#### Information supplied

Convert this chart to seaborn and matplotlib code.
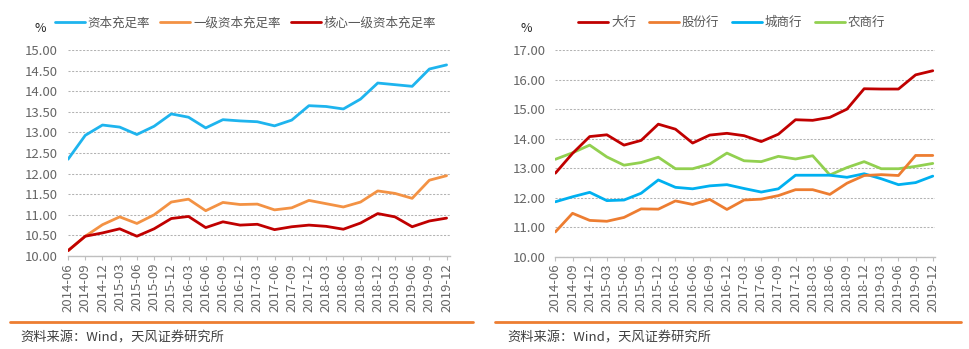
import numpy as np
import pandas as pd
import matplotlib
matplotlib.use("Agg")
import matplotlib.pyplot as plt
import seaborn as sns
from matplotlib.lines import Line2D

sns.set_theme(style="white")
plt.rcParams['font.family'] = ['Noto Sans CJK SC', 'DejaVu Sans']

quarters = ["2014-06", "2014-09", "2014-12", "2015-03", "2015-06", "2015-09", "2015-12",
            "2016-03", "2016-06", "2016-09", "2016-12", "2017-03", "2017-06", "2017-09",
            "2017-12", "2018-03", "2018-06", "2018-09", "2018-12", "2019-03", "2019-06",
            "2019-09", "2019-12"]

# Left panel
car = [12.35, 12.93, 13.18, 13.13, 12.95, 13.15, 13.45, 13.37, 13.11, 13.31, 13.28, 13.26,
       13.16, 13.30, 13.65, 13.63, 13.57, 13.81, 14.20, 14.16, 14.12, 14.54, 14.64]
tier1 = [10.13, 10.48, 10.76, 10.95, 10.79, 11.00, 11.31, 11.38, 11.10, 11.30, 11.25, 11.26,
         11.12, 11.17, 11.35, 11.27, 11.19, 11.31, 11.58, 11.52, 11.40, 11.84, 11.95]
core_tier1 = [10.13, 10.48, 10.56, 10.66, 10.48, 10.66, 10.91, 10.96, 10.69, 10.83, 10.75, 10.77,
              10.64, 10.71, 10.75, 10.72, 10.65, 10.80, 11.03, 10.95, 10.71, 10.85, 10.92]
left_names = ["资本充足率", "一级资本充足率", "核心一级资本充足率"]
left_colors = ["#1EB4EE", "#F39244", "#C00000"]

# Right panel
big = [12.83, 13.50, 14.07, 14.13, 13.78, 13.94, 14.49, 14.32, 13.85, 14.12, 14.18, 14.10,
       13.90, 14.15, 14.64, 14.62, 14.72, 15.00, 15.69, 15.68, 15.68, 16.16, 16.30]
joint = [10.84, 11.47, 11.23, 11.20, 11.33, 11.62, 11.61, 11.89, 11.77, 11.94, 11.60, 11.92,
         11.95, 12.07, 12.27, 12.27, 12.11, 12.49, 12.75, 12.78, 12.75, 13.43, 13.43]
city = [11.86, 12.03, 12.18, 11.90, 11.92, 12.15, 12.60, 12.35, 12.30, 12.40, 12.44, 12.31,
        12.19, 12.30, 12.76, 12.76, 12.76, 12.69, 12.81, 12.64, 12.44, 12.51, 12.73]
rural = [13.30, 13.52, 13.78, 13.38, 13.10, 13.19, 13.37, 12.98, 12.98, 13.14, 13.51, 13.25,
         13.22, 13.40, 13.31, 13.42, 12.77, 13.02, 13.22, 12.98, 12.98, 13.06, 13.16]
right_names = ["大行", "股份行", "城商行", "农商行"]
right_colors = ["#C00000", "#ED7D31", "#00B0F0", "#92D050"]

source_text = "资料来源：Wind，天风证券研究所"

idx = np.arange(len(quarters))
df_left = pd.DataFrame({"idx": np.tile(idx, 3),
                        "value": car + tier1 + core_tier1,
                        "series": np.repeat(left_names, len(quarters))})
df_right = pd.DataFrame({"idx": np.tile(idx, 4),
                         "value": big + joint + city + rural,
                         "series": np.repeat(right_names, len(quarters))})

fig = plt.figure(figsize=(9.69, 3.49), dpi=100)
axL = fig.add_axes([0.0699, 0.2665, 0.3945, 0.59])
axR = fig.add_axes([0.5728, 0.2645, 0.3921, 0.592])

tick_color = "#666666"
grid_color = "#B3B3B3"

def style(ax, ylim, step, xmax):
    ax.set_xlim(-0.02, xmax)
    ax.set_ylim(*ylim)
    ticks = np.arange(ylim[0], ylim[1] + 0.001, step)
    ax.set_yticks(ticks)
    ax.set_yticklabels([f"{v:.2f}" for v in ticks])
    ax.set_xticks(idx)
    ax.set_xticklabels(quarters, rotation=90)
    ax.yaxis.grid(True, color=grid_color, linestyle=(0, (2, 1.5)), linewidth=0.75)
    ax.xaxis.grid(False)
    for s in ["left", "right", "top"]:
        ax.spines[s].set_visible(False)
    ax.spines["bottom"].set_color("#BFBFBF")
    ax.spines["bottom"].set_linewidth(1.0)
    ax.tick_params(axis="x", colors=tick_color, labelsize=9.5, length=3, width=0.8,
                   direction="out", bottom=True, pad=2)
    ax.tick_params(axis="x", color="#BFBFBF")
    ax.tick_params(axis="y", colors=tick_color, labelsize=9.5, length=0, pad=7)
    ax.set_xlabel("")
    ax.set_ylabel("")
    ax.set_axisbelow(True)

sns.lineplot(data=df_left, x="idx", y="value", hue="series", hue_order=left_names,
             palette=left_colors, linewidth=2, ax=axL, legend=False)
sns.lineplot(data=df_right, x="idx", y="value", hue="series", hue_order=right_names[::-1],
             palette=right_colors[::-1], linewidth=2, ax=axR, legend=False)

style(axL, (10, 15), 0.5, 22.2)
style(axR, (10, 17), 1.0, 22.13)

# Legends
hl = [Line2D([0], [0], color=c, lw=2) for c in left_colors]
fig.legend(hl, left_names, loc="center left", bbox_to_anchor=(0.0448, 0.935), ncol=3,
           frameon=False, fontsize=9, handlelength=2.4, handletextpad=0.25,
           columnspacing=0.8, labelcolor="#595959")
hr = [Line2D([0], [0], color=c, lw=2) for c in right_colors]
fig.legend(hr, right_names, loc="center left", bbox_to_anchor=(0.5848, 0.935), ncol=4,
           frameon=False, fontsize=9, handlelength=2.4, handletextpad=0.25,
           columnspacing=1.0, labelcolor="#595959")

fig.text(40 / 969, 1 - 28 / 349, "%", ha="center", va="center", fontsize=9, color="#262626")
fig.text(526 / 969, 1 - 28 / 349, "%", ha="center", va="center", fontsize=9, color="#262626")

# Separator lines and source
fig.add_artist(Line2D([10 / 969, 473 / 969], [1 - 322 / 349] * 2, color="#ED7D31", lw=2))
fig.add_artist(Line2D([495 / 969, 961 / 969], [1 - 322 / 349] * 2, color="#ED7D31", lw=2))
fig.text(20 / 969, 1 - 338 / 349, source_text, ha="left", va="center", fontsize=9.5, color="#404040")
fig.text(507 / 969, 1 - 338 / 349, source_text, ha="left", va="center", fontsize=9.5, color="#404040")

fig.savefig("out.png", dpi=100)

########

• Directions for this task
Write out again exactly the lines from the start of the data above through the line containing "plt.rcParams['font.family'] = ['Noto", inclusive, excluding any pictures.

• Full answer
Convert this chart to seaborn and matplotlib code.
import numpy as np
import pandas as pd
import matplotlib
matplotlib.use("Agg")
import matplotlib.pyplot as plt
import seaborn as sns
from matplotlib.lines import Line2D

sns.set_theme(style="white")
plt.rcParams['font.family'] = ['Noto Sans CJK SC', 'DejaVu Sans']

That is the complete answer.